I asked Jefferson, as we proceeded to the prison, whether he thought we should be allowed to peer about among the inner secrets of the place, and he answered: “You see ebb’ryting, sar; de head p’liceman great ole fren’ of mine.”
My brother said:
“You seem to know all the best people in St. Kitts, Jefferson.”
And he admitted that it was so. He replied:
“Jefferson ’quainted wid ebb’rybody, an’ ebb’rybody ’quainted wid Jefferson.”
Which put his position in a nutshell.
The prison was not very impressive viewed from outside, being but a mere mean black and white building, with outer walls which experienced criminals at home would have smiled at. We rang a noisy bell, and were allowed to enter upon the demand of Jefferson.
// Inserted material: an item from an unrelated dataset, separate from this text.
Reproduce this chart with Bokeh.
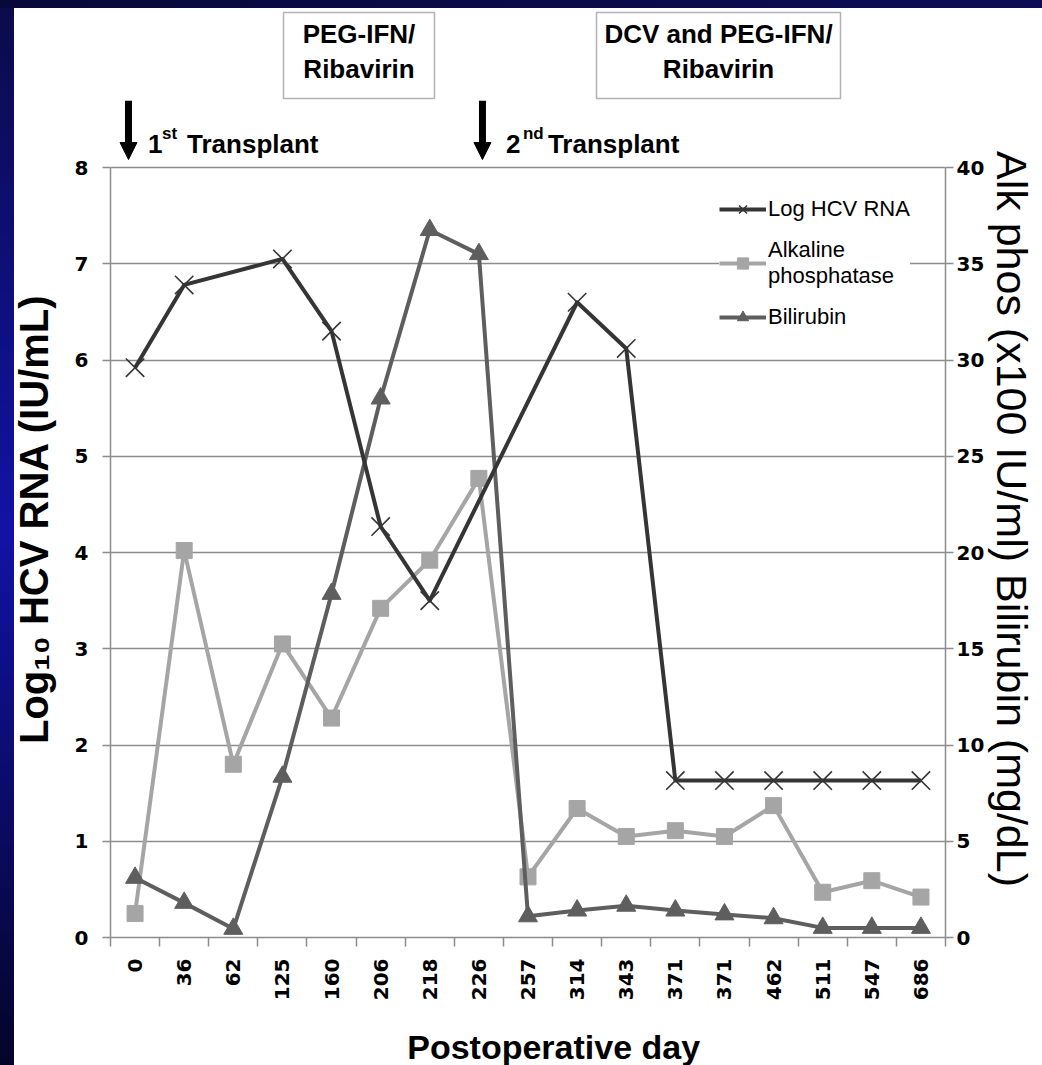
import math
from bokeh.plotting import figure
from bokeh.models import (Range1d, LinearAxis, FixedTicker, Legend, LegendItem,
                          BoxAnnotation, Label, Arrow, NormalHead)
from bokeh.layouts import column
from bokeh.embed import file_html
from bokeh.resources import INLINE

# ---------------- data ----------------
days = ["0", "36", "62", "125", "160", "206", "218", "226", "257", "314",
        "343", "371", "371", "462", "511", "547", "686"]
log_hcv_rna = [5.92, 6.78, None, 7.05, 6.30, 4.27, 3.50, None, None, 6.60,
               6.12, 1.63, 1.63, 1.63, 1.63, 1.63, 1.63]
alk_phos = [1.25, 20.1, 9.0, 15.25, 11.4, 17.1, 19.6, 23.85, 3.15, 6.7,
            5.25, 5.55, 5.25, 6.85, 2.35, 2.95, 2.1]
bilirubin = [3.1, 1.8, 0.45, 8.35, 17.85, 28.0, 36.75, 35.5, 1.1, 1.4,
             1.65, 1.4, 1.2, 1.0, 0.5, 0.5, 0.5]
left_ticks = [0, 1, 2, 3, 4, 5, 6, 7, 8]
right_ticks = [0, 5, 10, 15, 20, 25, 30, 35, 40]
treatments = ["PEG-IFN/\nRibavirin", "DCV and PEG-IFN/\nRibavirin"]
transplant_days = ["0", "226"]
x_title = "Postoperative day"
left_title = "Log\u2081\u2080 HCV RNA (IU/mL)"
right_title = "Alk phos (x100 IU/ml) Bilirubin (mg/dL)"

# ---------------- styling ----------------
TITLE_FONT = "Liberation Sans"
TICK_FONT = "DejaVu Sans"
GRID = "#8c8c8c"
C_HCV = "#353535"
C_ALK = "#a5a5a5"
C_BIL = "#5e5e5e"
SLIDE_BG = {"background":
            "linear-gradient(to right, #08083a, #0d0d55) 0 0 / 100% 8px no-repeat fixed, "
            "linear-gradient(to bottom, #0b0b4a, #1212a6 50%, #04042a) 0 0 / 14px 100% no-repeat fixed, "
            "#ffffff"}

W = 1042
n = len(days)
x_idx = list(range(n))
FRAME_L, FRAME_R = 110, 945
HEAD_H, MAIN_TOP, FRAME_B, MAIN_BOTTOM = 100, 100, 937, 1010
PX_X = (FRAME_R - FRAME_L) / n
PX_Y = 770 / 8.0
Y_TOP = (FRAME_B - MAIN_TOP) / PX_Y
R_SCALE = right_ticks[-1] / left_ticks[-1]


def xv(page_x):
    return (page_x - FRAME_L) / PX_X - 0.5


def yv(page_y):
    return (FRAME_B - page_y) / PX_Y


def bare_fig(h, **kw):
    f = figure(width=W, height=h, output_backend="svg", toolbar_location=None,
               x_axis_location=None, y_axis_location=None, styles=SLIDE_BG, **kw)
    f.outline_line_color = None
    f.border_fill_color = None
    f.background_fill_color = None
    f.grid.visible = False
    return f


# ---------------- header (treatment boxes) ----------------
head = bare_fig(HEAD_H, x_range=Range1d(-0.5, n - 0.5), y_range=Range1d(0, HEAD_H),
                min_border_left=FRAME_L, min_border_right=W - FRAME_R,
                min_border_top=0, min_border_bottom=0)
box_spans = [(xv(283), xv(434)), (xv(596), xv(840))]
for (l, r), txt in zip(box_spans, treatments):
    head.add_layout(BoxAnnotation(left=l, right=r, top=HEAD_H - 12, bottom=HEAD_H - 98,
                                  fill_color="white", fill_alpha=1.0,
                                  line_color="black", line_width=1.5))
    head.add_layout(Label(x=(l + r) / 2, y=HEAD_H - 51, text=txt, text_align="center",
                          text_baseline="middle", text_font=TITLE_FONT,
                          text_font_style="bold", text_font_size="26px",
                          text_line_height=1.15, text_color="black"))

# ---------------- main chart ----------------
p = figure(width=W, height=MAIN_BOTTOM - MAIN_TOP,
           x_range=Range1d(-0.5, n - 0.5), y_range=Range1d(0, Y_TOP),
           output_backend="svg", toolbar_location=None, styles=SLIDE_BG,
           min_border_left=FRAME_L, min_border_right=W - FRAME_R,
           min_border_top=0, min_border_bottom=MAIN_BOTTOM - FRAME_B)
p.extra_y_ranges = {"right": Range1d(0, Y_TOP * R_SCALE)}
p.outline_line_color = None
p.background_fill_color = "white"
p.border_fill_color = None

# x axis
xa = p.xaxis[0]
xa.ticker = FixedTicker(ticks=x_idx, minor_ticks=[i - 0.5 for i in range(n + 1)])
xa.major_label_overrides = {i: d for i, d in enumerate(days)}
xa.major_tick_out = 0
xa.major_tick_in = 0
xa.minor_tick_out = 9
xa.minor_tick_in = 0
xa.minor_tick_line_color = GRID
xa.minor_tick_line_width = 1.5
xa.axis_line_color = GRID
xa.axis_line_width = 1.5
xa.major_label_orientation = math.pi / 2
xa.major_label_standoff = 12
xa.major_label_text_font = TICK_FONT
xa.major_label_text_font_style = "bold"
xa.major_label_text_font_size = "20px"
xa.major_label_text_color = "black"

# left axis
ya = p.yaxis[0]
ya.ticker = FixedTicker(ticks=left_ticks)
ya.bounds = (left_ticks[0], left_ticks[-1])
ya.major_tick_out = 8
ya.major_tick_in = 0
ya.minor_tick_out = 0
ya.minor_tick_in = 0
ya.major_tick_line_color = GRID
ya.major_tick_line_width = 1.5
ya.axis_line_color = GRID
ya.axis_line_width = 1.5
ya.major_label_standoff = 14
ya.major_label_text_font = TICK_FONT
ya.major_label_text_font_style = "bold"
ya.major_label_text_font_size = "20px"
ya.major_label_text_color = "black"
ya.axis_label = left_title
ya.axis_label_text_font = TITLE_FONT
ya.axis_label_text_font_style = "bold"
ya.axis_label_text_font_size = "40px"
ya.axis_label_text_color = "black"
ya.axis_label_standoff = 16

# right axis
ra = LinearAxis(y_range_name="right", ticker=FixedTicker(ticks=right_ticks),
                bounds=(right_ticks[0], right_ticks[-1]))
ra.major_tick_out = 8
ra.major_tick_in = 0
ra.minor_tick_out = 0
ra.minor_tick_in = 0
ra.major_tick_line_color = GRID
ra.major_tick_line_width = 1.5
ra.axis_line_color = GRID
ra.axis_line_width = 1.5
ra.major_label_standoff = 3
ra.major_label_text_font = TICK_FONT
ra.major_label_text_font_style = "bold"
ra.major_label_text_font_size = "20px"
ra.major_label_text_color = "black"
ra.axis_label = right_title
ra.axis_label_text_font = TITLE_FONT
ra.axis_label_text_font_style = "normal"
ra.axis_label_text_font_size = "43px"
ra.axis_label_text_color = "black"
ra.axis_label_standoff = 1
p.add_layout(ra, "right")

# grid
p.xgrid.visible = False
p.ygrid.ticker = FixedTicker(ticks=left_ticks)
p.ygrid.grid_line_color = GRID
p.ygrid.grid_line_width = 1.5

# series
hcv_x = [i for i, v in zip(x_idx, log_hcv_rna) if v is not None]
hcv_y = [v for v in log_hcv_rna if v is not None]

alk_line = p.line(x_idx, alk_phos, y_range_name="right", line_color=C_ALK,
                  line_width=4, line_join="round")
alk_pts = p.scatter(x_idx, alk_phos, y_range_name="right", marker="square",
                    size=16, fill_color=C_ALK, line_color=C_ALK)
bil_line = p.line(x_idx, bilirubin, y_range_name="right", line_color=C_BIL,
                  line_width=4, line_join="round")
bil_pts = p.scatter(x_idx, bilirubin, y_range_name="right", marker="triangle",
                    size=19, fill_color=C_BIL, line_color=C_BIL)
hcv_line = p.line(hcv_x, hcv_y, line_color=C_HCV, line_width=4, line_join="round")
hcv_pts = p.scatter(hcv_x, hcv_y, marker="x", size=26, line_color=C_HCV,
                    line_width=1.6)

legend = Legend(items=[
    LegendItem(label="Log HCV RNA", renderers=[hcv_line, hcv_pts]),
    LegendItem(label="Alkaline\nphosphatase", renderers=[alk_line, alk_pts]),
    LegendItem(label="Bilirubin", renderers=[bil_line, bil_pts]),
], location=(609, 606))
legend.background_fill_color = "white"
legend.background_fill_alpha = 1.0
legend.border_line_color = None
legend.label_text_font = TITLE_FONT
legend.label_text_font_size = "22px"
legend.label_text_color = "black"
legend.label_text_line_height = 1.38
legend.glyph_width = 47
legend.glyph_height = 28
legend.label_standoff = 2
legend.padding = 8
legend.spacing = 14
legend.margin = 0
p.add_layout(legend)

# transplant arrows and labels
arrow_shift = [-0.134, 0.073]
sup = ["st", "nd"]
first = ["1", "2"]
offs = [(13, 27, 52), (27, 44, 69)]
for k, d in enumerate(transplant_days):
    xi = days.index(d)
    xa_ = xi + arrow_shift[k]
    p.add_layout(Arrow(x_start=xa_, y_start=Y_TOP, x_end=xa_, y_end=yv(159),
                       line_width=7, line_color="black",
                       end=NormalHead(size=17, fill_color="black", line_color="black",
                                      line_width=1)))
    o1, o2, o3 = offs[k]
    p.add_layout(Label(x=xi, y=yv(143), x_offset=o1, text=first[k],
                       text_baseline="alphabetic", text_font=TITLE_FONT,
                       text_font_style="bold", text_font_size="26px", text_color="black"))
    p.add_layout(Label(x=xi, y=yv(133), x_offset=o2, text=sup[k],
                       text_baseline="alphabetic", text_font=TITLE_FONT,
                       text_font_style="bold", text_font_size="17px", text_color="black"))
    p.add_layout(Label(x=xi, y=yv(143), x_offset=o3, text="Transplant",
                       text_baseline="alphabetic", text_font=TITLE_FONT,
                       text_font_style="bold", text_font_size="26px", text_color="black"))

# ---------------- x-axis title strip ----------------
FOOT_H = 1065 - MAIN_BOTTOM
foot = bare_fig(FOOT_H, x_range=Range1d(0, W), y_range=Range1d(0, FOOT_H),
                min_border_left=0, min_border_right=0,
                min_border_top=0, min_border_bottom=0)
foot.add_layout(Label(x=553, y=FOOT_H - (1046 - MAIN_BOTTOM), text=x_title,
                      text_align="center", text_baseline="middle", text_font=TITLE_FONT,
                      text_font_style="bold", text_font_size="34px", text_color="black"))

page = column(head, p, foot, spacing=0)
open("out.html", "w").write(file_html(page, INLINE))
Four sinners immediately met our gaze. They sat pensively breaking stones in a wide courtyard. A building, with barred windows, threw black shade upon the blazing white ground of this open space; and here, shielded from the sun, the convicts reclined and made a show of work. Jefferson, with rather a lack of delicate feeling, drew up before this little stone-breaking party and beamed upon it. The Doctor and I walked past and tried to look as though we saw nobody, but our guide did not choose that we should miss the most interesting thing in the place thus.
“Look har, gem’men; see dese prisoners breakin’ stones.”